Like most newspaper companies, Gannett is struggling with declining advertising and circulation and is trying to cut costs. Layoffs will account for about 600 of the positions targeted for elimination, the memo says, and should be completed by the end of this month. The rest will come from attrition.
In addition to USA Today, the nation's largest-circulation paper, Gannett owns 85 daily papers and 900 non-daily papers in the United States and Britain, as well as 23 television stations. The company is valued at $4.8 billion.
Gannett stock closed up more than 10 percent yesterday at $21.31, as Wall Street rewarded the pending reductions.
The job cuts will come from the company's community newspaper division, which includes the Arizona Republic, the Detroit Free Press and the Louisville Courier-Journal but not USA Today.

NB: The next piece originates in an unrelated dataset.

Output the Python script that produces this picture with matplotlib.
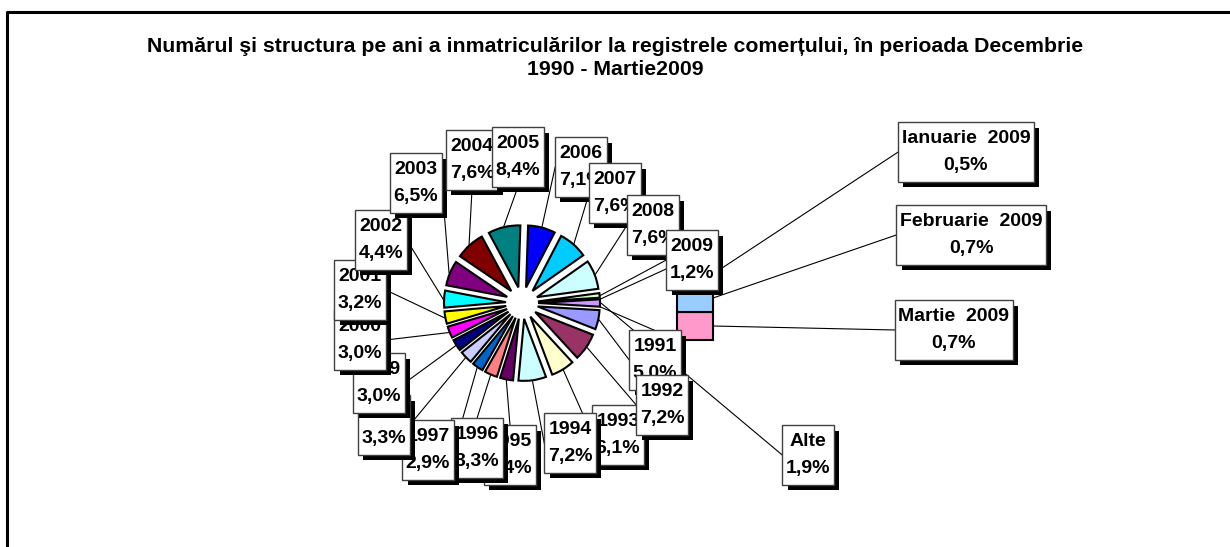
#!/usr/bin/env python3
# Bar-of-pie: inmatriculari la registrele comertului, Dec 1990 - Mar 2009
import math
import matplotlib
matplotlib.use("Agg")
import matplotlib.pyplot as plt
from matplotlib import patheffects as pe
from matplotlib.path import Path

plt.rcParams["font.family"] = ["Liberation Sans", "DejaVu Sans"]

# --- data ---
years = ["1991", "1992", "1993", "1994", "1995", "1996", "1997", "1998", "1999",
         "2000", "2001", "2002", "2003", "2004", "2005", "2006", "2007", "2008", "2009"]
year_share = [5.0, 7.2, 6.1, 7.2, 3.4, 3.3, 2.9, 3.3, 3.0,
              3.0, 3.2, 4.4, 6.5, 7.6, 8.4, 7.1, 7.6, 7.6, 1.2]
other_name = "Alte"
other_share = 1.9
months = ["Ianuarie  2009", "Februarie  2009", "Martie  2009"]
month_share = [0.5, 0.7, 0.7]

title = ("Numărul şi structura pe ani a inmatriculărilor la registrele comerțului, "
         "în perioada Decembrie\n1990 - Martie2009")

# Excel 2003 chart palette, point order
pie_colors = ["#9999FF", "#993366", "#FFFFCC", "#CCFFFF", "#660066", "#FF8080",
              "#0066CC", "#CCCCFF", "#000080", "#FF00FF", "#FFFF00", "#00FFFF",
              "#800080", "#800000", "#008080", "#0000FF", "#00CCFF", "#CCFFFF",
              "#CCFFCC", "#CC99FF"]
month_colors = ["#FFFF99", "#99CCFF", "#FF99CC"]

# --- layout (pixel positions, y measured from the top) ---
W, H = 1230, 547
def px(x, y):
    return (x, H - y)

PIE_CENTER = (522, 303)
PIE_R = 62
PIE_EXPLODE = 16
BAR_X, BAR_W, BAR_BOTTOM, BAR_SCALE = 695, 36, 340, 40.0   # 40 px per percent

year_label_pos = [(655, 360), (662, 405), (618, 435), (570, 443), (510, 455),
                  (477, 448), (428, 450), (384, 425), (379, 383), (360, 340),
                  (360, 290), (381, 240), (416, 183), (472, 160), (518, 157),
                  (581, 167), (615, 193), (653, 225), (692, 260)]
# stacking of overlapping labels (1993 sits under its neighbours)
year_label_z = [10, 12, 9, 13, 14, 15, 16, 17, 18, 19, 20, 21, 22, 23, 24, 25, 26, 27, 28]
other_label_pos = (808, 455)
month_label_pos = [(966, 152), (971, 235), (954, 330)]

def pct(v):
    return f"{v:.1f}".replace(".", ",") + "%"

# Excel-like label box: narrow side padding, taller top/bottom padding
def excel_box(x0, y0, width, height, mutation_size):
    padx, pady = 0.18 * mutation_size, 0.38 * mutation_size
    x0, y0 = x0 - padx, y0 - pady
    x1, y1 = x0 + width + 2 * padx, y0 + height + 2 * pady
    return Path([(x0, y0), (x1, y0), (x1, y1), (x0, y1), (x0, y0)], closed=True)

fig = plt.figure(figsize=(W / 100, H / 100), dpi=100)
ax = fig.add_axes([0, 0, 1, 1])

pie_vals = year_share + [other_share]
start = -other_share / sum(pie_vals) * 360 / 2
wedges, _ = ax.pie(pie_vals, colors=pie_colors, startangle=start, counterclock=False,
                   radius=PIE_R, center=px(*PIE_CENTER),
                   explode=[PIE_EXPLODE] * len(pie_vals), frame=True,
                   wedgeprops=dict(edgecolor="black", linewidth=1.5))

# stacked bar of the "Alte" slice (bottom segment drawn first)
bar_bottom = H - BAR_BOTTOM
bar_segs = []
for name, v, c in reversed(list(zip(months, month_share, month_colors))):
    b = ax.bar(BAR_X, v * BAR_SCALE, width=BAR_W, bottom=bar_bottom, color=c,
               edgecolor="black", linewidth=1.5, zorder=1)
    bar_segs.insert(0, b[0])
    bar_bottom += v * BAR_SCALE

ax.set_xlim(0, W)
ax.set_ylim(0, H)
ax.set_aspect("equal")
ax.set_axis_off()

# frame
ax.plot([7, 7, W + 5], [-5, H - 12, H - 12], color="black", lw=2.2, solid_capstyle="projecting")

ax.text(615, H - 58, title, ha="center", va="center", fontsize=15.3, fontweight="bold",
        linespacing=1.25)

shadow = [pe.SimplePatchShadow(offset=(3.8, -3.8), shadow_rgbFace="black", alpha=1.0),
          pe.Normal()]

def label(xy, s, z):
    t = ax.text(*px(*xy), s, ha="center", va="center", fontsize=14, fontweight="bold",
                linespacing=1.8, multialignment="center", zorder=z,
                bbox=dict(boxstyle=excel_box, fc="white", ec="#404040", lw=1))
    t.get_bbox_patch().set_path_effects(shadow)
    return t

texts = []
for yr, v, pos, z in zip(years, year_share, year_label_pos, year_label_z):
    texts.append(label(pos, f"{yr}\n{pct(v)}", z))
texts.append(label(other_label_pos, f"{other_name}\n{pct(other_share)}", 40))
month_texts = [label(pos, f"{m}\n{pct(v)}", 50 + i)
               for i, (m, v, pos) in enumerate(zip(months, month_share, month_label_pos))]

fig.canvas.draw()
inv = ax.transData.inverted()

def box_of(t):
    bb = t.get_bbox_patch().get_window_extent()
    (x0, y0), (x1, y1) = inv.transform([(bb.x0, bb.y0), (bb.x1, bb.y1)])
    return x0, y0, x1, y1

def attach(src, t):
    x0, y0, x1, y1 = box_of(t)
    sx, sy = src
    if sx < x0:
        return x0, (y0 + y1) / 2
    if sx > x1:
        return x1, (y0 + y1) / 2
    if sy > y1:
        return (x0 + x1) / 2, y1
    return (x0 + x1) / 2, y0

def leader(a, b):
    ax.plot([a[0], b[0]], [a[1], b[1]], color="black", lw=0.8, zorder=5)

# pie leader lines
for w, t in zip(wedges, texts):
    th = math.radians((w.theta1 + w.theta2) / 2)
    src = (w.center[0] + (w.r + 1) * math.cos(th), w.center[1] + (w.r + 1) * math.sin(th))
    leader(src, attach(src, t))

# bar leader lines
for seg, t in zip(bar_segs, month_texts):
    src = (seg.get_x() + seg.get_width(), seg.get_y() + seg.get_height() / 2)
    leader(src, attach(src, t))

# series lines from "Alte" slice to the bar
aw = wedges[-1]
top_seg, bot_seg = bar_segs[0], bar_segs[-1]
for ang, corner in [(max(aw.theta1, aw.theta2), (top_seg.get_x(), top_seg.get_y() + top_seg.get_height())),
                    (min(aw.theta1, aw.theta2), (bot_seg.get_x(), bot_seg.get_y()))]:
    th = math.radians(ang)
    p = (aw.center[0] + aw.r * math.cos(th), aw.center[1] + aw.r * math.sin(th))
    leader(p, corner)

fig.savefig("out.png", dpi=100)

Gannett's newspapers reported disappointing second-quarter earnings last month, including a 13.6 percent drop in U.S. advertising revenue from the same period last year. The publishing division reported a 27 percent decline in operating income.
The company confirmed yesterday that the job cuts come in response to the earnings.
Each of Gannett's community newspaper publishers has been given a payroll dollar amount it must reach, based on how well the paper is doing and how much it has recently cut expenses, according to the memo, which went out Wednesday.
It is then up to each paper to determine what cuts will be made and to inform employees by today. For instance, the Courier-Journal said yesterday that it will lay off 15 employees by the end of this month.
"We would prefer no more reductions," Gannett's memo reads, "but we must keep expenses in line with revenue." The memo adds that if advertising and circulation continue to drop, further job cuts may be possible.
"These people leaving Gannett contributed to its growth and success," the memo reads. "We will thank them for their years of service and treat them in a way that acknowledges their valuable contributions."
Laid-off Gannett employees will receive one week of pay for each year of service, with a minimum of two weeks and a maximum of 52 weeks.
Most newspaper companies reported tough second-quarter earnings.
McClatchy Co., home to 30 newspapers including the Miami Herald, said yesterday that it is implementing a one-year wage freeze for all employees, following a 44 percent plummet in second-quarter earnings.
McClatchy has perhaps been battered hardest by the industry downturn, losing 95 percent of its value since 2005. The company recently said it would cut 10 percent of its workforce.
The Washington Post Co. dipped into the red for the first time in its 37-year publicly traded history last quarter, pulled down by declining revenue and the high cost of early-retirement packages taken by more than 200 employees.